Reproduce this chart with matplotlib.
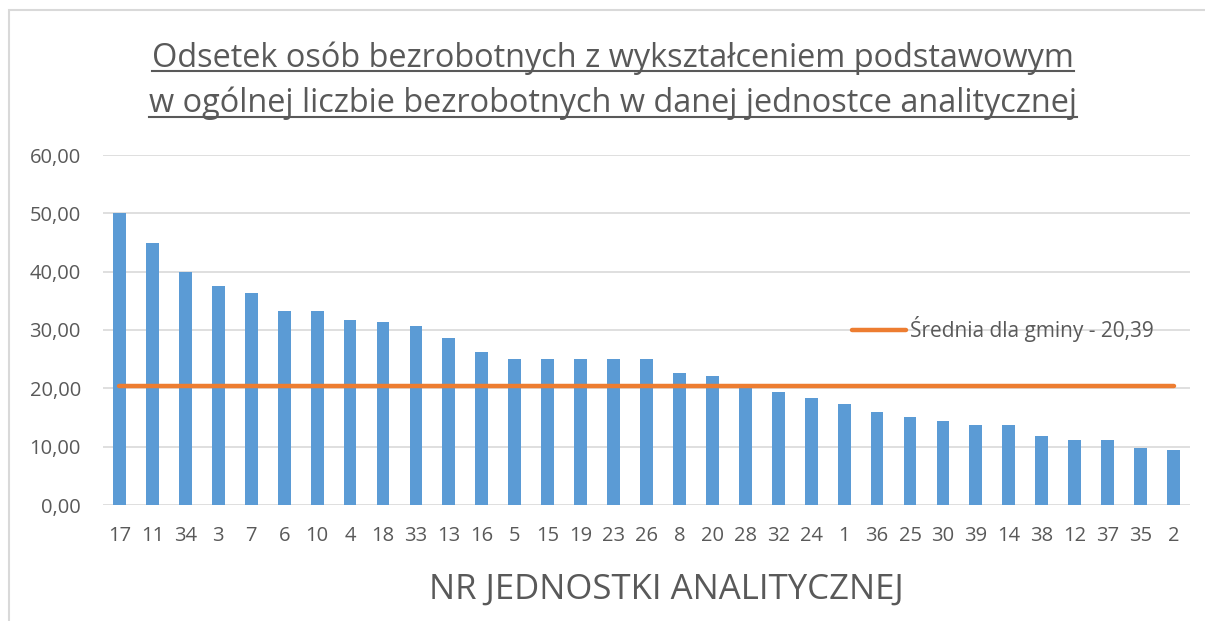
import matplotlib
matplotlib.use("Agg")
import matplotlib.pyplot as plt
from matplotlib.lines import Line2D
from matplotlib.patches import Rectangle

plt.rcParams['font.family'] = ['Open Sans', 'DejaVu Sans']

# numery jednostek analitycznych i odsetek bezrobotnych z wyksztalceniem podstawowym
units = ["17", "11", "34", "3", "7", "6", "10", "4", "18", "33", "13", "16",
         "5", "15", "19", "23", "26", "8", "20", "28", "32", "24", "1", "36",
         "25", "30", "39", "14", "38", "12", "37", "35", "2"]
values = [50.0, 45.0, 40.0, 37.5, 36.3, 33.3, 33.3, 31.7, 31.4, 30.7, 28.6, 26.2,
          25.0, 25.0, 25.0, 25.0, 25.0, 22.6, 22.1, 20.0, 19.3, 18.3, 17.3, 16.0,
          15.1, 14.4, 13.8, 13.7, 11.9, 11.2, 11.2, 9.7, 9.5]
average = 20.39
avg_label = "Średnia dla gminy - 20,39"
title_lines = ["Odsetek osób bezrobotnych z wykształceniem podstawowym",
               "w ogólnej liczbie bezrobotnych w danej jednostce analitycznej"]
x_label = "NR JEDNOSTKI ANALITYCZNEJ"

text_color = "#595959"
grid_color = "#D9D9D9"

W, H = 1205, 621
fig = plt.figure(figsize=(W / 100, H / 100), dpi=100)
ax = fig.add_axes([103 / W, 1 - 505 / H, (1190 - 103) / W, (505 - 155) / H])

x = list(range(len(units)))
ax.bar(x, values, width=0.39, color="#5B9BD5", zorder=2)
ax.plot(x, [average] * len(x), color="#ED7D31", lw=3.2,
        solid_capstyle="round", zorder=3, label=avg_label)

ax.set_xlim(-0.5, len(units) - 0.5)
ax.set_ylim(0, 60)
ax.set_yticks(range(0, 61, 10))
ax.set_yticklabels(["%d,00" % v for v in range(0, 61, 10)])
ax.set_xticks(x)
ax.set_xticklabels(units)
ax.tick_params(axis="both", length=0, labelsize=14.5, colors=text_color)
ax.tick_params(axis="x", pad=15)
ax.tick_params(axis="y", pad=16)
ax.grid(axis="y", color=grid_color, lw=1.2, zorder=0)
for s in ax.spines.values():
    s.set_visible(False)

leg = ax.legend(loc="center left", bbox_to_anchor=(0.689, 30.2 / 60),
                frameon=False, fontsize=15, handlelength=2.6,
                handletextpad=0.2, borderaxespad=0, borderpad=0)
for t in leg.get_texts():
    t.set_color(text_color)

# ramka wykresu (tylko lewa i gorna krawedz widoczna)
fig.patches.append(Rectangle((9 / W, -0.1), 1.2, 1 - 10 / H + 0.1,
                             transform=fig.transFigure, fill=False,
                             ec=grid_color, lw=1.5))

titles = []
for line, yb in zip(title_lines, [67, 112]):
    titles.append(fig.text(613 / W, 1 - yb / H, line, ha="center", va="baseline",
                           fontsize=23.4, color=text_color))

fig.text(666 / W, 1 - 590 / H, x_label, ha="center", va="center",
         fontsize=25, color=text_color)

# podkreslenie tytulu
fig.canvas.draw()
inv = fig.transFigure.inverted()
for t, yu in zip(titles, [71, 117]):
    bb = t.get_window_extent()
    x0, _ = inv.transform((bb.x0, 0))
    x1, _ = inv.transform((bb.x1, 0))
    fig.lines.append(Line2D([x0, x1], [1 - yu / H] * 2, transform=fig.transFigure,
                            color=text_color, lw=1.5))

fig.savefig("out.png", dpi=100)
┄┄┄┄┄┄┄┄┄┄┄┄┄┄┄┄┄┄┄┄
◆ TASK OBJECTIVE: Leave out the pictures and copy the rest of the material above exactly.

◆ RESPONSE FOR THIS EXERCISE:
Reproduce this chart with matplotlib.
import matplotlib
matplotlib.use("Agg")
import matplotlib.pyplot as plt
from matplotlib.lines import Line2D
from matplotlib.patches import Rectangle

plt.rcParams['font.family'] = ['Open Sans', 'DejaVu Sans']

# numery jednostek analitycznych i odsetek bezrobotnych z wyksztalceniem podstawowym
units = ["17", "11", "34", "3", "7", "6", "10", "4", "18", "33", "13", "16",
         "5", "15", "19", "23", "26", "8", "20", "28", "32", "24", "1", "36",
         "25", "30", "39", "14", "38", "12", "37", "35", "2"]
values = [50.0, 45.0, 40.0, 37.5, 36.3, 33.3, 33.3, 31.7, 31.4, 30.7, 28.6, 26.2,
          25.0, 25.0, 25.0, 25.0, 25.0, 22.6, 22.1, 20.0, 19.3, 18.3, 17.3, 16.0,
          15.1, 14.4, 13.8, 13.7, 11.9, 11.2, 11.2, 9.7, 9.5]
average = 20.39
avg_label = "Średnia dla gminy - 20,39"
title_lines = ["Odsetek osób bezrobotnych z wykształceniem podstawowym",
               "w ogólnej liczbie bezrobotnych w danej jednostce analitycznej"]
x_label = "NR JEDNOSTKI ANALITYCZNEJ"

text_color = "#595959"
grid_color = "#D9D9D9"

W, H = 1205, 621
fig = plt.figure(figsize=(W / 100, H / 100), dpi=100)
ax = fig.add_axes([103 / W, 1 - 505 / H, (1190 - 103) / W, (505 - 155) / H])

x = list(range(len(units)))
ax.bar(x, values, width=0.39, color="#5B9BD5", zorder=2)
ax.plot(x, [average] * len(x), color="#ED7D31", lw=3.2,
        solid_capstyle="round", zorder=3, label=avg_label)

ax.set_xlim(-0.5, len(units) - 0.5)
ax.set_ylim(0, 60)
ax.set_yticks(range(0, 61, 10))
ax.set_yticklabels(["%d,00" % v for v in range(0, 61, 10)])
ax.set_xticks(x)
ax.set_xticklabels(units)
ax.tick_params(axis="both", length=0, labelsize=14.5, colors=text_color)
ax.tick_params(axis="x", pad=15)
ax.tick_params(axis="y", pad=16)
ax.grid(axis="y", color=grid_color, lw=1.2, zorder=0)
for s in ax.spines.values():
    s.set_visible(False)

leg = ax.legend(loc="center left", bbox_to_anchor=(0.689, 30.2 / 60),
                frameon=False, fontsize=15, handlelength=2.6,
                handletextpad=0.2, borderaxespad=0, borderpad=0)
for t in leg.get_texts():
    t.set_color(text_color)

# ramka wykresu (tylko lewa i gorna krawedz widoczna)
fig.patches.append(Rectangle((9 / W, -0.1), 1.2, 1 - 10 / H + 0.1,
                             transform=fig.transFigure, fill=False,
                             ec=grid_color, lw=1.5))

titles = []
for line, yb in zip(title_lines, [67, 112]):
    titles.append(fig.text(613 / W, 1 - yb / H, line, ha="center", va="baseline",
                           fontsize=23.4, color=text_color))

fig.text(666 / W, 1 - 590 / H, x_label, ha="center", va="center",
         fontsize=25, color=text_color)

# podkreslenie tytulu
fig.canvas.draw()
inv = fig.transFigure.inverted()
for t, yu in zip(titles, [71, 117]):
    bb = t.get_window_extent()
    x0, _ = inv.transform((bb.x0, 0))
    x1, _ = inv.transform((bb.x1, 0))
    fig.lines.append(Line2D([x0, x1], [1 - yu / H] * 2, transform=fig.transFigure,
                            color=text_color, lw=1.5))

fig.savefig("out.png", dpi=100)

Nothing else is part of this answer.